The architecture of a system discussed in the last two days was of course complex. This symposium could therefore merely assess risks, take stock of the situation and define possible options in response to the risks. Regarding the contributions of representatives of industry, the whole problem could be reduced to the question of whether there was a possibility of preventing a ballistic missile threat by means of a global protection system, hence a new security architecture, in which Europe could play an autonomous role. Would this be possible in the framework of WEU member countries and also in a wider context to give the international community of states the wherewithal to repulse any sort of blackmail in whatever area of the world? It was known from events in former Yugoslavia how difficult it was within the United Nations, NATO, WEU and other organisations to reach decisions or even to take action in order to end atrocities. With the end of the bipolar world we had to come to grips with different kinds of threat arising from national disputes, ethnic conflicts and terrorist activities - even state terrorism. The choice was not between measures of non-proliferation and arms control, on the one hand, and active protection or active defence against a threat on the other; no, the aim of the symposium was to make a contribution in a broader framework which of course was not conceivable without political measures and treaty systems to preclude the risks. The question had to be asked, however: what could be done if someone failed to observe the treaties even after signing them? In these cases, which were based on real experience and not theoretical considerations, one had to have the ability to repulse a threat, and this would be possible only by reaching decisions on technical and military options.

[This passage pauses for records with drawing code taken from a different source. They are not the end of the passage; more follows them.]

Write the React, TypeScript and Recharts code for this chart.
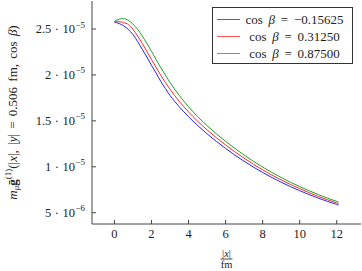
import { LineChart, Line, XAxis, YAxis, Legend, Label } from 'recharts';

// |x| in fm
const xValues = [0, 0.25, 0.5, 0.75, 1, 1.25, 1.5, 1.75, 2, 2.25, 2.5, 2.75, 3, 3.5, 4, 4.5, 5, 5.5, 6, 6.5, 7, 7.5, 8, 8.5, 9, 9.5, 10, 10.5, 11, 11.5, 12, 12.1];

// values in units of 1e-5
const blueValues = [2.575, 2.56, 2.535, 2.495, 2.44, 2.365, 2.28, 2.195, 2.105, 2.02, 1.93, 1.852, 1.777, 1.654, 1.545, 1.448, 1.359, 1.277, 1.2, 1.128, 1.06, 0.997, 0.938, 0.883, 0.832, 0.784, 0.74, 0.698, 0.659, 0.623, 0.59, 0.583];
const redValues = [2.578, 2.58, 2.57, 2.55, 2.497, 2.425, 2.344, 2.257, 2.168, 2.081, 1.997, 1.918, 1.845, 1.712, 1.598, 1.495, 1.402, 1.317, 1.238, 1.163, 1.094, 1.028, 0.967, 0.91, 0.857, 0.808, 0.762, 0.719, 0.678, 0.641, 0.606, 0.599];
const greenValues = [2.582, 2.607, 2.613, 2.594, 2.554, 2.497, 2.425, 2.344, 2.257, 2.168, 2.081, 1.997, 1.918, 1.777, 1.654, 1.545, 1.448, 1.359, 1.277, 1.2, 1.128, 1.06, 0.997, 0.938, 0.883, 0.832, 0.784, 0.74, 0.698, 0.659, 0.623, 0.616];

const cosBeta = ['−0.15625', '0.31250', '0.87500'];
const xTicks = [0, 2, 4, 6, 8, 10, 12];
const yTicks = [5e-6, 1e-5, 1.5e-5, 2e-5, 2.5e-5];

const COLORS = ['#2424ff', '#ff2a2a', '#22a022'];
const AXIS = '#444';
const FONT = "'Liberation Serif', serif";

const data = xValues.map((x, i) => ({
  x,
  b: blueValues[i] * 1e-5,
  r: redValues[i] * 1e-5,
  g: greenValues[i] * 1e-5,
}));

function sciParts(v: number) {
  const e = Math.floor(Math.log10(v) + 1e-9);
  const m = Math.round((v / Math.pow(10, e)) * 10) / 10;
  return { m, e };
}

const BottomTick = ({ x, y, payload }: any) => (
  <g>
    <line x1={x} x2={x} y1={y} y2={y - 4} stroke={AXIS} />
    <text x={x} y={y + 14} textAnchor="middle" fontSize={12.5} fontFamily={FONT} fill="#222">
      {payload.value}
    </text>
  </g>
);

const TopTick = ({ x, y }: any) => <line x1={x} x2={x} y1={y} y2={y + 4} stroke={AXIS} />;

const LeftTick = ({ x, y, payload }: any) => {
  const { m, e } = sciParts(payload.value);
  return (
    <g>
      <line x1={x} x2={x + 4} y1={y} y2={y} stroke={AXIS} />
      <text x={x - 7} y={y + 4} textAnchor="end" fontSize={12.5} fontFamily={FONT} fill="#222">
        {m}
        <tspan dx={3.5}>·</tspan>
        <tspan dx={3.5}>10</tspan>
        <tspan fontSize={9} dx={0.5} dy={-5.5}>{'−' + Math.abs(e)}</tspan>
      </text>
    </g>
  );
};

const RightTick = ({ x, y }: any) => <line x1={x} x2={x - 4} y1={y} y2={y} stroke={AXIS} />;

const YTitle = ({ viewBox }: any) => {
  const cx = viewBox.x + 14;
  const cy = viewBox.y + viewBox.height / 2;
  return (
    <text
      x={cx}
      y={cy}
      transform={`rotate(-90, ${cx}, ${cy})`}
      textAnchor="middle"
      dominantBaseline="middle"
      fontSize={13}
      fontFamily={FONT}
      fill="#222"
      wordSpacing={2}
    >
      <tspan fontStyle="italic">m</tspan>
      <tspan fontStyle="italic" fontSize={9} dy={3}>μ</tspan>
      <tspan dy={-3} fontWeight="bold">ḡ</tspan>
      <tspan fontSize={9} dy={-5}>(1)</tspan>
      <tspan dy={5}>(|</tspan>
      <tspan fontStyle="italic">x</tspan>
      <tspan>|, |</tspan>
      <tspan fontStyle="italic">y</tspan>
      <tspan>| = 0.506 fm, cos </tspan>
      <tspan fontStyle="italic">β</tspan>
      <tspan>)</tspan>
    </text>
  );
};

const XTitle = ({ viewBox }: any) => {
  const cx = viewBox.x + viewBox.width / 2;
  const top = viewBox.y;
  return (
    <g fontFamily={FONT} fill="#222" fontSize={10.5}>
      <text x={cx} y={top + 32.5} textAnchor="middle">
        |<tspan fontStyle="italic">x</tspan>|
      </text>
      <line x1={cx - 6} x2={cx + 6} y1={top + 35} y2={top + 35} stroke="#222" strokeWidth={0.8} />
      <text x={cx} y={top + 43.5} textAnchor="middle">fm</text>
    </g>
  );
};

const LegendBox = () => (
  <div
    style={{
      width: 141,
      height: 57,
      border: '1px solid #333',
      background: '#fff',
      boxSizing: 'border-box',
      paddingTop: 3,
      fontFamily: FONT,
      fontSize: 13,
      color: '#222',
    }}
  >
    {cosBeta.map((c, i) => (
      <div key={i} style={{ display: 'flex', alignItems: 'center', height: 17 }}>
        <div style={{ width: 23, height: 0, borderTop: `1.2px solid ${COLORS[i]}`, marginLeft: 4, opacity: 0.8 }} />
        <div style={{ flex: 1, textAlign: 'center', whiteSpace: 'nowrap', marginRight: 3, wordSpacing: 2.5 }}>
          cos <i>β</i> = {c}
        </div>
      </div>
    ))}
  </div>
);

export default function App() {
  return (
    <div style={{ position: 'absolute', left: 0, top: 0, width: 362, height: 271, background: '#fff' }}>
      <LineChart width={362} height={271} data={data} margin={{ top: 1, right: 1, bottom: 0, left: 0 }}>
        <XAxis
          dataKey="x"
          type="number"
          domain={[-1.21, 13.31]}
          ticks={xTicks}
          height={47}
          stroke={AXIS}
          tickLine={false}
          tickSize={0}
          tickMargin={0}
          tick={BottomTick}
          interval={0}
        >
          <Label content={XTitle} />
        </XAxis>
        <XAxis
          xAxisId="top"
          dataKey="x"
          type="number"
          orientation="top"
          domain={[-1.21, 13.31]}
          ticks={xTicks}
          height={0}
          stroke={AXIS}
          tickLine={false}
          tickSize={0}
          tickMargin={0}
          tick={TopTick}
          interval={0}
        />
        <YAxis
          type="number"
          domain={[3.77e-6, 2.805e-5]}
          ticks={yTicks}
          width={92}
          stroke={AXIS}
          tickLine={false}
          tickSize={0}
          tickMargin={0}
          tick={LeftTick}
          interval={0}
        >
          <Label content={YTitle} />
        </YAxis>
        <YAxis
          yAxisId="right"
          orientation="right"
          type="number"
          domain={[3.77e-6, 2.805e-5]}
          ticks={yTicks}
          width={0}
          stroke={AXIS}
          tickLine={false}
          tickSize={0}
          tickMargin={0}
          tick={RightTick}
          interval={0}
        />
        <Line type="monotone" dataKey="b" stroke={COLORS[0]} strokeWidth={1} dot={false} isAnimationActive={false} />
        <Line type="monotone" dataKey="r" stroke={COLORS[1]} strokeWidth={1} dot={false} isAnimationActive={false} />
        <Line type="monotone" dataKey="g" stroke={COLORS[2]} strokeWidth={1} dot={false} isAnimationActive={false} />
        <Legend
          layout="vertical"
          align="center"
          verticalAlign="middle"
          content={LegendBox}
          wrapperStyle={{ position: 'absolute', left: 212, top: 7, width: 141, height: 57 }}
        />
      </LineChart>
    </div>
  );
}
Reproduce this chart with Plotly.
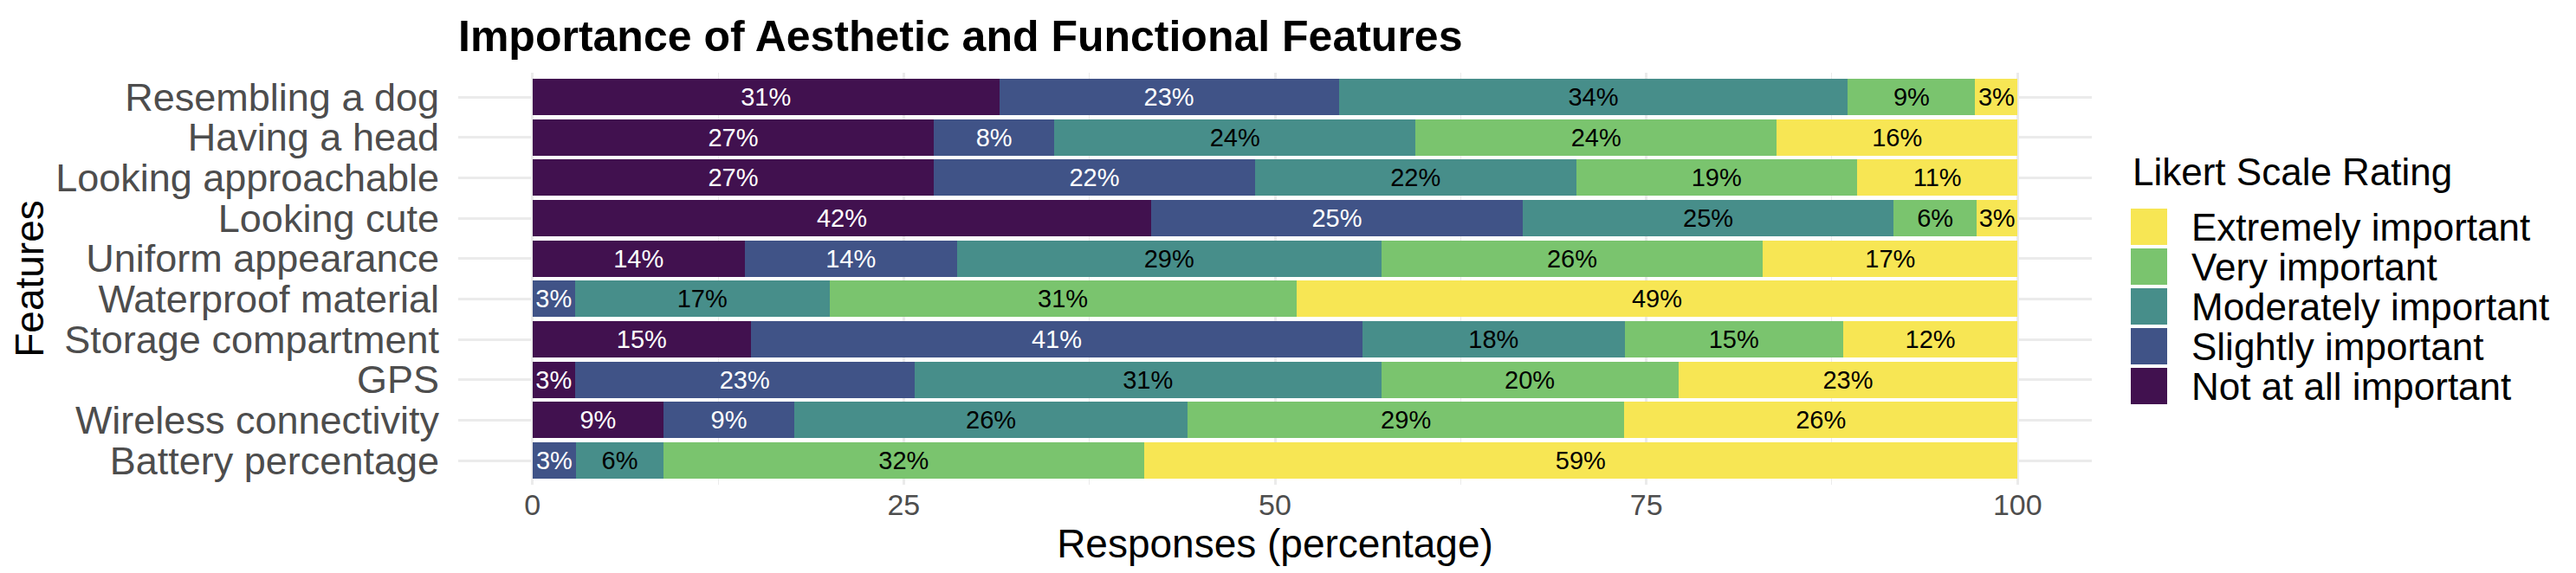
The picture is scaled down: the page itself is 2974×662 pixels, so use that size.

The process of European integration could not be separated from security questions which
today had to be placed in a global context. Even with the end of the cold war, the risks had not
diminished. One could imagine the horrible devastation had the V-2 rockets at the end of the
second world war been equipped with warheads capable of mass destruction. As a first
conclusion, one should recognise, as already concluded at a previous symposium organised by
the Technological and Aerospace Committee, the need to create a space-based monitoring and
early-warning system after which it would be possible to consider the option of an anti-ballistic
missile defence system. Experience during the Gulf war and at this symposium had shown that
high technology could offer certain options and answers in this matter. This, of course, was
not a political answer, but giving political answers was not the aim of the symposium. In the
framework of the WEU Assembly, it would be necessary to work out recommendations
regarding a protection system with due regard to European requirements and taking into account
the work already done by the United States. This might lead to a co-operative system, perhaps
drawing other countries into what might be a security partnership. First, however, there would
have to be risk assessment and risk description. In a second stage, WEU member countries
should define their security requirements, and pool the means at their disposal to find an
appropriate answer to the different risks. In doing this, it was obvious that Europe also had to
consider the American offer of participation in a global protection system. Technical options
could not replace political decisions. But a policy could function only if it had operational
leeway and for this it needed technical and military options. It was therefore necessary to come
to grips with reality.
(The sitting was closed at 4.40 p.m.)
(1). During the discussion, the Russian representative said his country was not in favour of revising the ABM treaties.